If Aqualia can produce 3,000 kg of dry algae a day it will be enough to fuel 400 cars. (Photo: FIS stock)
Biofuels to be produced from waste water
Wednesday, March 07, 2012, 04:10 (GMT + 9)
Spanish company Aqualia Gestion Integral del Agua SA has announced plans to launch a commercial-scale demonstration scheme using waste water to farm algae and create biofuels enough to power 400 vehicles.
The water management company is working together with European partners and has begun building algae culture ponds at a waste water treatment plant in Chiclana, northern Spain, which is expected to yield 500 l of biodiesel a year and 1,500 m3 of biomethane.
The EUR 12 million-project will spawn fast-growing micro-algae through the use of sunshine and nutrients already available in waste water, and then converting it into biofuels like biodiesel and biomethane for transport.
"Today we are wasting resources and producing useless sludge. Now we can use it to produce biofuel and have a positive impact," explained Frank Rogalla, innovation and technology manager at Aqualia, Reuters reports.
If the company can produce 3,000 kg of dry algae a day with an oil content of 20 per cent, the project will be amplified to commercial-scale size of 10 ha to produce 200,000 l of biodiesel a year and 600,000 m3 of biomethane – enough to fuel 400 cars.
The project will run a prototype facility during the first two years and scale it up to implement the technology on 10 ha of algal culture ponds in the subsequent three years, Bloomberg reports.
Micro-algae is more convenient than first-generation biofuel crops like palm oil, sugar cane and canola because it can be grown in three days and requires less land.
"Oil productivity can be 10 to 20 times higher than from any known plant," Rogalla noted.
The European Commission (EC) has funded half of the project and is seeking to power 10 per cent of energy used in transport in the European Union (EU) from renewable sources by 2020.
While analysts doubt the EU will be able to meet its 2020 targets unless it uses some biodiesel feedstocks, algae biofuel has thus far only worked at small scale and has not been cost-effective.
A 2010 UK government report in 2010 calculated that the oil yield of 25 per cent typical of many algae species means the industry would need to be scaled up at least 300 times to produce 5 per cent of the diesel used in the UK in 2009.
Algae biofuels would also need to be cheap enough to compete with conventional oil, but Rogalla is optimistic.
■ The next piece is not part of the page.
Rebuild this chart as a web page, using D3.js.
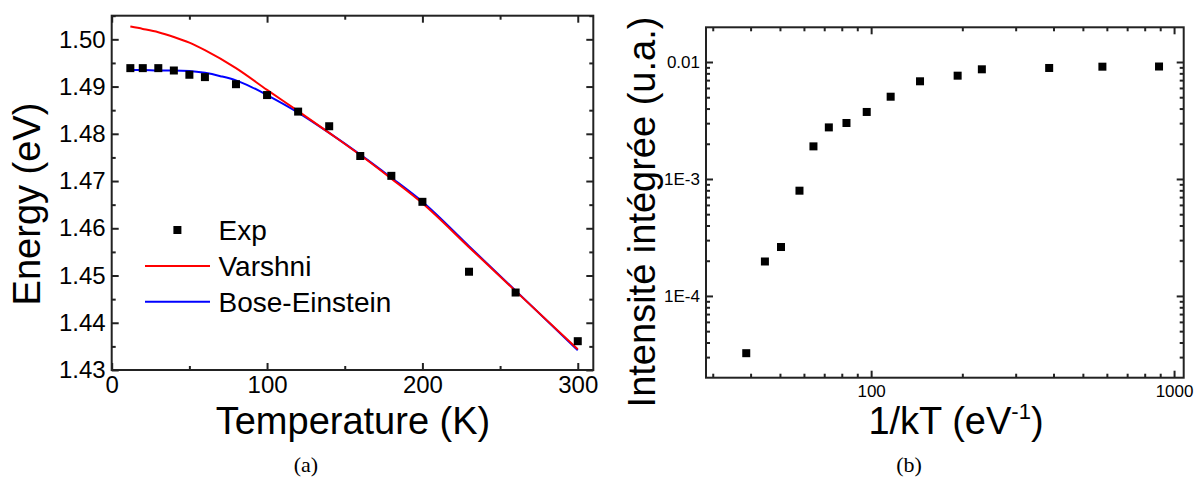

He says oil prices are climbing and the nitrogen and phosphorus the algae need to grow is freely abundant in waste water.
"We need to decrease the cost of production by five times to be competitive with oil," he said. "We think it could be competitive with fossil fuels by 2015, but I could be wrong by a year or two."
"I think we will be the first in Europe," Rogalla added.